GRAFTON – Voters in this small town, which in 2016 rejected a large industrial wind project, have endorsed a new town plan that prohibits industrial and commercial wind.
On a 95-66 vote during an all-day ballot Monday, residents approved the new town plan, which bans any large wind facility, and includes other planning updates.
“We now have a town plan, after the Windham Regional Commission has given its final approval, that tracks the wishes of the voters and is compliant with Vermont laws and energy goals,” said Liisa Kissel, a member of the Grafton Planning Commission.
She said that now that the town has a formally adopted plan, the town is eligible to apply for grants, as well as being able to apply for a village center designation.
Kissel, who was one of the leaders of the group that fought the proposed Iberdrola Renewables wind facility, noted that in 2016, the town voted 235-158 against the industrial wind project.
“The planning commission long deliberated the meaning of that vote: did it apply to just one project or to industrial wind overall?” she said.
After the two negative votes in Grafton and neighboring Windham, Iberdrola followed through on its pledge and dropped its plans to build what would have been the largest wind project in the state of Vermont.
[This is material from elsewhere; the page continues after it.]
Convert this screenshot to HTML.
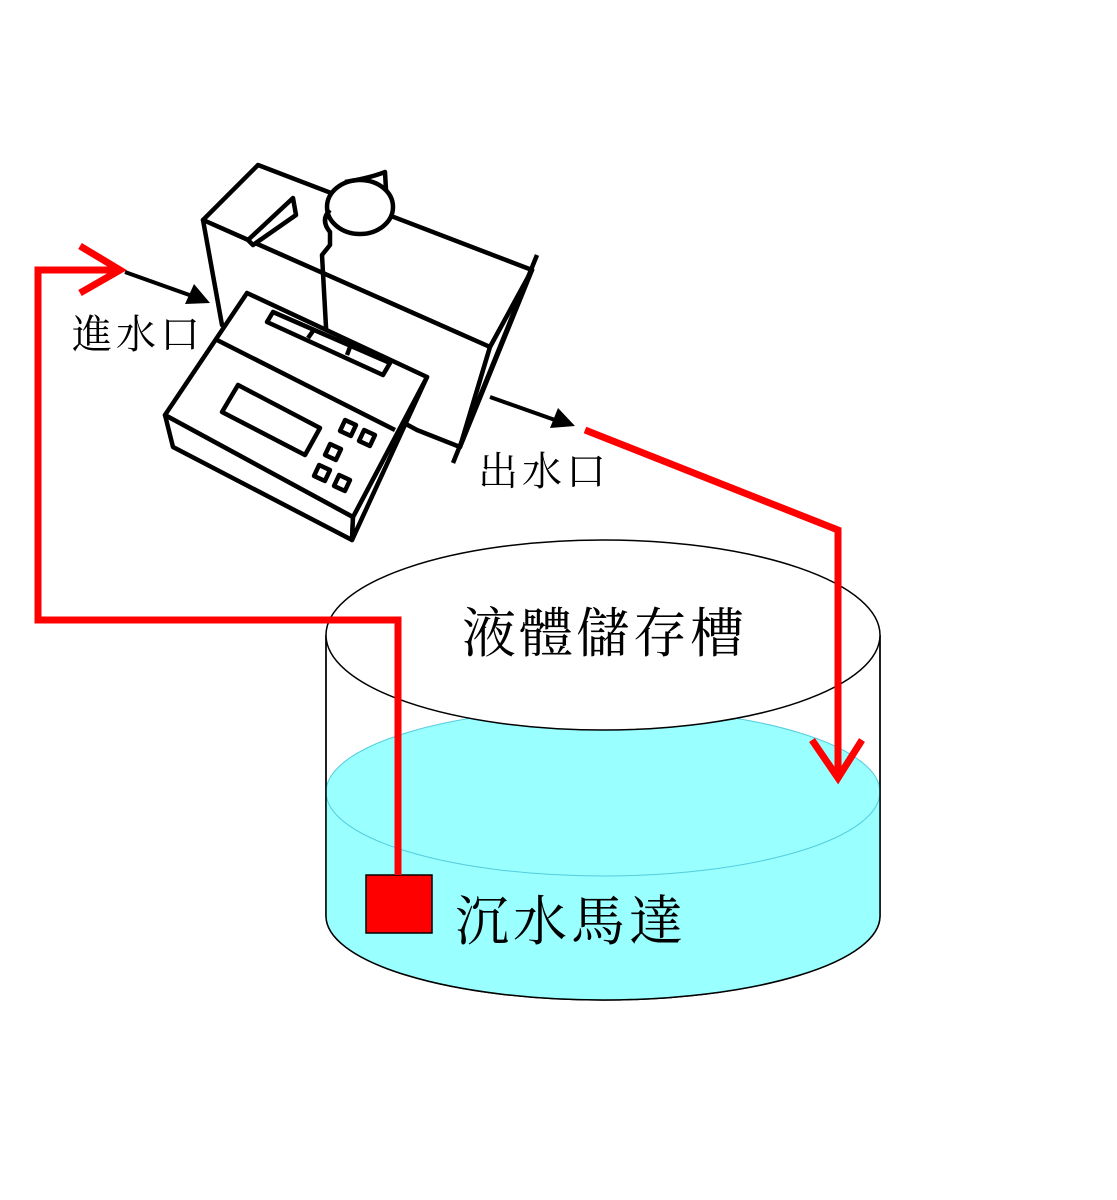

Windham already had language in its town plan that banned an industrial wind project.
In the end, the planning commission concluded that Monday’s vote was a strong indication Grafton residents were opposed to utility-scale wind projects.
She said the new town plan also brings the town into compliance with Act 174, which governs renewable energy goals, and Act 171, which governs the protection of forest blocks.
Kissel noted that the vote by townspeople was a unique event, since it took a petition and a special town meeting to transfer the actual act of approval from the select board to the voters.
“This became necessary after it appeared that the select board was trying to override the wishes of the voters. So it was gratifying to see the turnout, which was similar to a regular Town Meeting turnout,” she said.
“I believe the majority who voted for the plan know that is it a compromise and the result of difficult work during a contentious time in town,” she said.
Grafton Town Administrator Bill Kearns said that because of the vote, the plan is now adopted. In addition to the ban on industrial-sized wind projects, the plan puts more restrictions on some land uses, particularly land considered “resource lands,” which he said is the majority of the land outside of the village area.
Select Board Chairman Joseph Pollio couldn’t be reached for comment Tuesday, and neither could David Culver, chairman of the Grafton Planning Commission.
Grafton Town Clerk Kimberly Record said the turnout for the special vote, on a Monday in January, was good.
“It was more than I expected,” she said, while noting it was still only a fraction of the 503 registered voters in Grafton.